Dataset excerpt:
┌──
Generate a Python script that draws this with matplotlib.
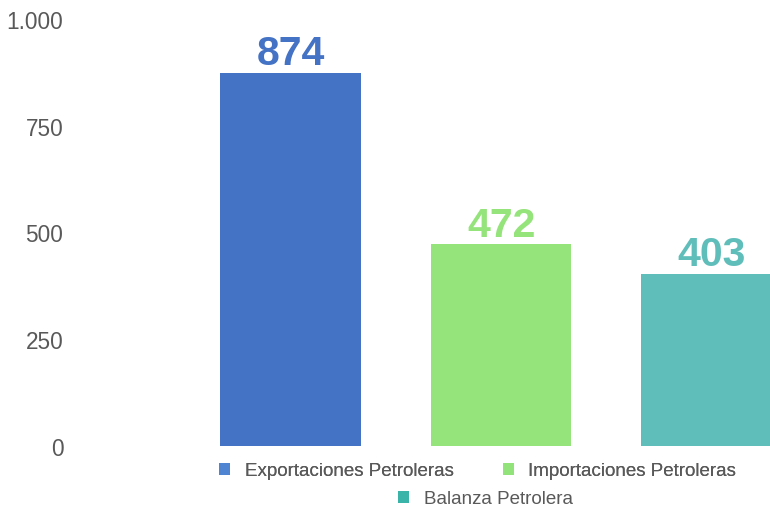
import matplotlib.pyplot as plt
from matplotlib.patches import Patch

plt.rcParams['font.family'] = ['Liberation Sans', 'DejaVu Sans']

categories = ['Exportaciones Petroleras', 'Importaciones Petroleras', 'Balanza Petrolera']
values = [874, 472, 403]
bar_colors = ['#4472C4', '#95E37B', '#60BEBA']
legend_colors = ['#4F84D2', '#92E37A', '#3AB4A9']
y_ticks = [0, 250, 500, 750, 1000]
y_tick_labels = ['0', '250', '500', '750', '1.000']

fig = plt.figure(figsize=(7.7, 5.1), dpi=100)
ax = fig.add_axes([80 / 770, 63 / 510, 690 / 770, 427 / 510])

x = list(range(len(values)))
ax.bar(x, values, width=0.668, color=bar_colors, zorder=2)

for xi, v, c in zip(x, values, bar_colors):
    ax.text(xi, v + 2, str(v), ha='center', va='bottom',
            fontsize=29.5, fontweight='bold', color=c)

ax.set_xlim(-1.0, 2.277)
ax.set_ylim(0, 1000)
ax.set_yticks(y_ticks)
ax.set_yticklabels(y_tick_labels, fontsize=16.3, color='#595959')
ax.tick_params(axis='y', length=0, pad=12)
ax.set_xticks([])
for s in ax.spines.values():
    s.set_visible(False)

handles = [Patch(facecolor=c, edgecolor='none') for c in legend_colors]
leg_kw = dict(frameon=False, fontsize=13.5, handlelength=0.59, handleheight=0.59,
              handletextpad=0.75, columnspacing=2.62, borderpad=0,
              labelcolor='#595959', loc='center')
leg1 = fig.legend(handles[:2], categories[:2], ncol=2,
                  bbox_to_anchor=(477.5 / 770, (510 - 472) / 510), **leg_kw)
fig.add_artist(leg1)
fig.legend(handles[2:], categories[2:], ncol=1,
           bbox_to_anchor=(485.5 / 770, (510 - 500) / 510), **leg_kw)

fig.savefig('out.png', dpi=100)
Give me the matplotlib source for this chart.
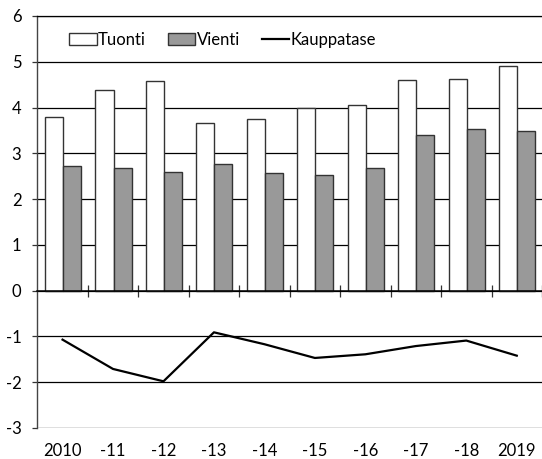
import matplotlib
matplotlib.use("Agg")
import matplotlib.pyplot as plt
import numpy as np
from matplotlib.patches import Patch
from matplotlib.lines import Line2D

plt.rcParams['font.family'] = ['Lato', 'DejaVu Sans']

years = ["2010", "-11", "-12", "-13", "-14", "-15", "-16", "-17", "-18", "2019"]
tuonti = [3.79, 4.39, 4.59, 3.67, 3.74, 3.99, 4.06, 4.61, 4.63, 4.91]
vienti = [2.72, 2.67, 2.60, 2.77, 2.57, 2.52, 2.67, 3.39, 3.54, 3.49]
kauppatase = [-1.07, -1.71, -1.98, -0.91, -1.17, -1.47, -1.39, -1.21, -1.09, -1.42]
yticks = [-3, -2, -1, 0, 1, 2, 3, 4, 5, 6]

W, H = 542, 459
fig = plt.figure(figsize=(W / 100, H / 100), dpi=100)
ax = fig.add_axes([37.3 / W, (H - 428) / H, 1 - 37.3 / W, (428 - 16) / H])

x = np.arange(len(years))
bw = 0.357
ax.bar(x - bw / 2 + 0.01, tuonti, width=bw, color='white', edgecolor='#333333', linewidth=1.0, zorder=3)
ax.bar(x + bw / 2 + 0.01, vienti, width=bw, color='#999999', edgecolor='#333333', linewidth=1.0, zorder=3)
ax.plot(x, kauppatase, color='black', linewidth=1.6, zorder=4)

ax.set_xlim(-0.5, len(years) - 0.5)
ax.set_ylim(-3, 6)
ax.set_yticks(yticks)
ax.set_yticklabels([str(v) for v in yticks], fontsize=12)
ax.yaxis.grid(True, color='black', linewidth=0.9, zorder=1)
ax.set_axisbelow(True)
ax.tick_params(axis='y', direction='out', length=3.5, width=0.9, color='#333333', pad=8)

for s in ['right']:
    ax.spines[s].set_visible(False)
ax.spines['top'].set_color('black')
ax.spines['top'].set_linewidth(0.9)
ax.spines['left'].set_color('#444444')
ax.spines['left'].set_linewidth(1.0)
ax.spines['bottom'].set_position(('data', 0))
ax.spines['bottom'].set_color('black')
ax.spines['bottom'].set_linewidth(1.1)
ax.spines['bottom'].set_zorder(5)

ax.set_xticks(x)
ax.set_xticklabels([])
ax.tick_params(axis='x', which='major', length=0)
ax.set_xticks(np.arange(0.5, len(years) - 0.5 + 1e-9, 1.0), minor=True)
ax.tick_params(axis='x', which='minor', direction='inout', length=8, width=0.9, color='#333333')

sec = ax.secondary_xaxis('bottom')
sec.set_xticks(x)
sec.set_xticklabels(years, fontsize=12)
sec.tick_params(length=0, pad=11)
sec.spines['bottom'].set_visible(False)

handles = [Patch(facecolor='white', edgecolor='#333333', linewidth=1.0),
           Patch(facecolor='#999999', edgecolor='#333333', linewidth=1.0),
           Line2D([0], [0], color='black', linewidth=1.6)]
fig.legend(handles, ['Tuonti', 'Vienti', 'Kauppatase'], loc='center left',
           bbox_to_anchor=(69 / W, 1 - 40 / H), ncol=3, frameon=False, fontsize=12,
           handlelength=1.65, handleheight=0.7, handletextpad=0.1, columnspacing=1.3,
           borderaxespad=0, borderpad=0)

fig.savefig('out.png', dpi=100)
└──
Request:
In the records above, find the line with "Give me the matplotlib source for this chart." and the line with "ax.spines['bottom'].set_zorder(5)", then restate word for word only those two lines and all lines between, omitting pictures.

Correct response:
Give me the matplotlib source for this chart.
import matplotlib
matplotlib.use("Agg")
import matplotlib.pyplot as plt
import numpy as np
from matplotlib.patches import Patch
from matplotlib.lines import Line2D

plt.rcParams['font.family'] = ['Lato', 'DejaVu Sans']

years = ["2010", "-11", "-12", "-13", "-14", "-15", "-16", "-17", "-18", "2019"]
tuonti = [3.79, 4.39, 4.59, 3.67, 3.74, 3.99, 4.06, 4.61, 4.63, 4.91]
vienti = [2.72, 2.67, 2.60, 2.77, 2.57, 2.52, 2.67, 3.39, 3.54, 3.49]
kauppatase = [-1.07, -1.71, -1.98, -0.91, -1.17, -1.47, -1.39, -1.21, -1.09, -1.42]
yticks = [-3, -2, -1, 0, 1, 2, 3, 4, 5, 6]

W, H = 542, 459
fig = plt.figure(figsize=(W / 100, H / 100), dpi=100)
ax = fig.add_axes([37.3 / W, (H - 428) / H, 1 - 37.3 / W, (428 - 16) / H])

x = np.arange(len(years))
bw = 0.357
ax.bar(x - bw / 2 + 0.01, tuonti, width=bw, color='white', edgecolor='#333333', linewidth=1.0, zorder=3)
ax.bar(x + bw / 2 + 0.01, vienti, width=bw, color='#999999', edgecolor='#333333', linewidth=1.0, zorder=3)
ax.plot(x, kauppatase, color='black', linewidth=1.6, zorder=4)

ax.set_xlim(-0.5, len(years) - 0.5)
ax.set_ylim(-3, 6)
ax.set_yticks(yticks)
ax.set_yticklabels([str(v) for v in yticks], fontsize=12)
ax.yaxis.grid(True, color='black', linewidth=0.9, zorder=1)
ax.set_axisbelow(True)
ax.tick_params(axis='y', direction='out', length=3.5, width=0.9, color='#333333', pad=8)

for s in ['right']:
    ax.spines[s].set_visible(False)
ax.spines['top'].set_color('black')
ax.spines['top'].set_linewidth(0.9)
ax.spines['left'].set_color('#444444')
ax.spines['left'].set_linewidth(1.0)
ax.spines['bottom'].set_position(('data', 0))
ax.spines['bottom'].set_color('black')
ax.spines['bottom'].set_linewidth(1.1)
ax.spines['bottom'].set_zorder(5)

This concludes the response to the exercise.